The U.S. Forest Service created the Columbia River Gorge Commission in 1986 under the National Scenic Area Act. Two years later, the commission developed a Scenic Area Management plan, which was then adopted in 1991. The plan must be reviewed at least every ten years to determine what needs to be updated to better protect the area.

Since the plan was first implemented, it has only been updated one time: in 2004.

Friends of the Columbia Gorge Conservation Director Michael Lang said there are several reasons why it took so long to revise and update the plan, like funding and finding the right mix of commissioners to work together. But the requirement of adding a climate action plan is a step in the right direction.

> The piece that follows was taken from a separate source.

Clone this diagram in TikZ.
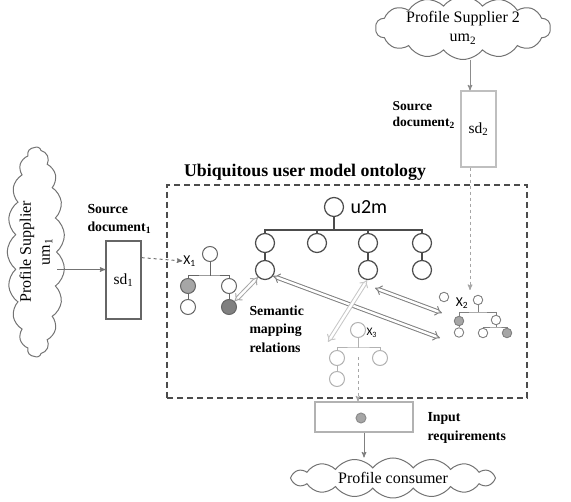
\documentclass[tikz,border=0pt]{standalone}
\usepackage{fontspec}
\setmainfont{Liberation Serif}
\newfontfamily\calfont{Carlito}
\usetikzlibrary{%
  arrows,%
  arrows.meta,%
  shapes,%
  shapes.symbols,% wg. cloud
  positioning,%
  calc
}

\begin{document}
\begin{tikzpicture}
  [
  x=1pt, y=-1pt, line width=1pt, >=stealth',
  cloudnode/.style={cloud, cloud ignores aspect, cloud puff arc=105, draw=black!55, line width=1pt, inner sep=0pt, align=center, font={\fontsize{16}{19}\selectfont}},
  docnode/.style={rectangle, line width=1.2pt, inner sep=0pt, font={\fontsize{15.5}{18}\selectfont}},
  lblnode/.style={anchor=west, align=left, inner sep=0pt, font={\bfseries\fontsize{13.8}{18.5}\selectfont}},
  bignode/.style={circle, draw=black!70, line width=1.2pt, minimum size=19pt, inner sep=0pt},
  midnode/.style={circle, line width=1pt, minimum size=15pt, inner sep=0pt},
  smallnode/.style={circle, line width=0.9pt, minimum size=9.5pt, inner sep=0pt, draw=black!50},
  semarrow/.style={double, double distance=2.4pt, line width=1pt, {Implies[scale=1.35]}-{Implies[scale=1.35]}},
  ]
  \useasboundingbox (0,0) rectangle (571,502);

  % clouds and documents
  \node[cloudnode, rotate=90, cloud puffs=19, minimum width=210pt, minimum height=48pt] (um1) at (36,252) {Profile Supplier\\um\textsubscript{1}};
  \node[cloudnode, cloud puffs=14, minimum width=175pt, minimum height=50pt] (um2) at (463,28) {Profile Supplier 2\\um\textsubscript{2}};
  \node[cloudnode, cloud puffs=16, minimum width=205pt, minimum height=40pt] (cons) at (393,478) {Profile consumer};

  \node[docnode, draw=black!60, minimum width=35pt, minimum height=78pt] (sd1) at (123.5,280) {sd\textsubscript{1}};
  \node[docnode, draw=black!25, minimum width=35pt, minimum height=76pt] (sd2) at (478.5,129) {sd\textsubscript{2}};
  \node[lblnode] (src1) at (87,219) {Source\\document\textsubscript{1}};
  \node[lblnode, font={\bfseries\fontsize{13.5}{16.5}\selectfont}] (src2) at (392,115) {Source\\document\textsubscript{2}};

  % ontology frame
  \node[draw=black!70, dashed, dash pattern=on 6pt off 4pt, line width=1.5pt, minimum width=360pt, minimum height=213pt, inner sep=0pt] (onto) at (347,291.5) {};
  \node[font={\bfseries\fontsize{17.8}{20}\selectfont}] (title) at (305,172) {Ubiquitous user model ontology};

  % u2m tree
  \node[bignode] (u0) at (334,207) {};
  \node[anchor=west, inner sep=0pt, font={\calfont\fontsize{20}{22}\selectfont}] (u0lab) at (350,207) {u2m};
  \coordinate (ubar) at (334,230);
  \foreach \i/\x in {1/265,2/317,3/368,4/422} {
    \node[bignode] (u\i a) at (\x,243) {};
  }
  \foreach \i/\x in {1/265,3/368,4/422} {
    \node[bignode] (u\i b) at (\x,270) {};
    \draw[black!70, line width=1.2pt] (u\i a) -- (u\i b);
  }
  \draw[black!70, line width=1.2pt] (u0) -- (ubar);
  \draw[black!70, line width=1.2pt] (u1a.north) |- (ubar) -| (u4a.north);
  \draw[black!70, line width=1.2pt] (u2a.north) -- (u2a.north |- ubar);
  \draw[black!70, line width=1.2pt] (u3a.north) -- (u3a.north |- ubar);

  % X1 tree
  \node[inner sep=0.5pt, font={\calfont\fontsize{13.5}{15}\selectfont}] (x1lab) at (189.5,261) {X\textsubscript{1}};
  \node[midnode, draw=black!60] (x1r) at (210,254) {};
  \coordinate (x1bar) at (210,276);
  \node[midnode, draw=black!60, fill=black!35] (x1a) at (188,286) {};
  \node[midnode, draw=black!60] (x1b) at (188,307) {};
  \node[midnode, draw=black!60] (x1c) at (229,286) {};
  \node[midnode, draw=black!60, fill=black!50] (x1d) at (229,307) {};
  \draw[black!60] (x1r) -- (x1bar);
  \draw[black!60] (x1a.north) |- (x1bar) -| (x1c.north);
  \draw[black!60] (x1a) -- (x1b);
  \draw[black!60] (x1c) -- (x1d);

  % X2 tree
  \node[smallnode] (x2s) at (444,297) {};
  \node[inner sep=0.5pt, font={\calfont\fontsize{13.5}{15}\selectfont}] (x2lab) at (462,303) {X\textsubscript{2}};
  \node[smallnode] (x2r) at (478,300) {};
  \coordinate (x2bar) at (478,312);
  \node[smallnode, fill=black!35] (x2a) at (459,321) {};
  \node[smallnode] (x2b) at (459,332.5) {};
  \node[smallnode] (x2c) at (496,320) {};
  \coordinate (x2sub) at (496,327);
  \node[smallnode] (x2d) at (483,333) {};
  \node[smallnode, fill=black!35] (x2e) at (507,333) {};
  \draw[black!50, line width=0.9pt] (x2r) -- (x2bar);
  \draw[black!50, line width=0.9pt] (x2a.north) |- (x2bar) -| (x2c.north);
  \draw[black!50, line width=0.9pt] (x2a) -- (x2b);
  \draw[black!50, line width=0.9pt] (x2c) -- (x2sub);
  \draw[black!50, line width=0.9pt] (x2d.north) |- (x2sub) -| (x2e.north);

  % X3 tree
  \node[midnode, draw=black!30] (x3r) at (358,330) {};
  \node[anchor=west, inner sep=0pt, font={\calfont\fontsize{11.5}{13}\selectfont}] (x3lab) at (366,333) {X\textsubscript{3}};
  \coordinate (x3bar) at (358,348);
  \node[midnode, draw=black!30] (x3a) at (337,358) {};
  \node[midnode, draw=black!30] (x3b) at (337,379) {};
  \node[midnode, draw=black!30] (x3c) at (380,358) {};
  \draw[black!30] (x3r) -- (x3bar);
  \draw[black!30] (x3a.north) |- (x3bar) -| (x3c.north);
  \draw[black!30] (x3a) -- (x3b);

  % input requirements
  \node[rectangle, draw=black!30, line width=1.2pt, minimum width=98pt, minimum height=30pt] (inreq) at (364,417) {};
  \node[circle, draw=black!45, fill=black!35, minimum size=10pt, inner sep=0pt] (idot) at (361,418) {};
  \node[lblnode] (inlab) at (427,428) {Input\\requirements};
  \node[lblnode] (semlab) at (249,329) {Semantic\\mapping\\relations};

  % connectors
  \coordinate (x2in) at (470,290);
  \draw[->, black!55] (um1.south |- sd1.150) -- (sd1.150);
  \draw[->, black!55, dashed] (sd1.51) -- (x1lab.west);
  \draw[->, black!45] (um2.south -| x2in) -- (sd2.north -| x2in);
  \draw[->, black!35, dashed] (sd2.south -| x2in) -- (x2in);
  \draw[->, black!35, dashed, shorten <=9pt] (x3bar) -- (x3bar |- inreq.north);
  \draw[->, black!50] (inreq.south) -- (inreq.south |- cons.north);

  % semantic mapping relations
  \coordinate (sm2) at (440,338);
  \coordinate (sm3) at (328,342);
  \coordinate (sm4a) at (375,288);
  \coordinate (sm4b) at (442,313);
  \draw[semarrow, black!35] (x1d) -- (u1b);
  \draw[semarrow, black!50] (u1b.-37) -- (sm2);
  \draw[semarrow, black!22] (u3b.-95) -- (sm3);
  \draw[semarrow, black!50] (sm4a) -- (sm4b);

\end{tikzpicture}
\end{document}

“We know temperatures are rising. We know that ecosystems are being affected. We know there’s greater risk of fire increase — frequency and intensity of fire, water temperatures are going up and that’s bad for salmon,” Lang said. “So, there’s a lot that needs to be done.”

Lang said getting the revised plan approved has been a long road, but it will ultimately improve the Gorge’s protection. But he said it was public engagement that gave it the push it needed to help make these changes.

“So many members of the public participated,” Lang said. “Thousands of people wrote comments to the Gorge Commission, went to hearings back when we could actually go to a hearing or participated in the Gorge Commission’s meetings through Zoom and really advocated for protection for the national scenic treasure.”

The revised plan will now be submitted to the U.S. Secretary of Agriculture for concurrence.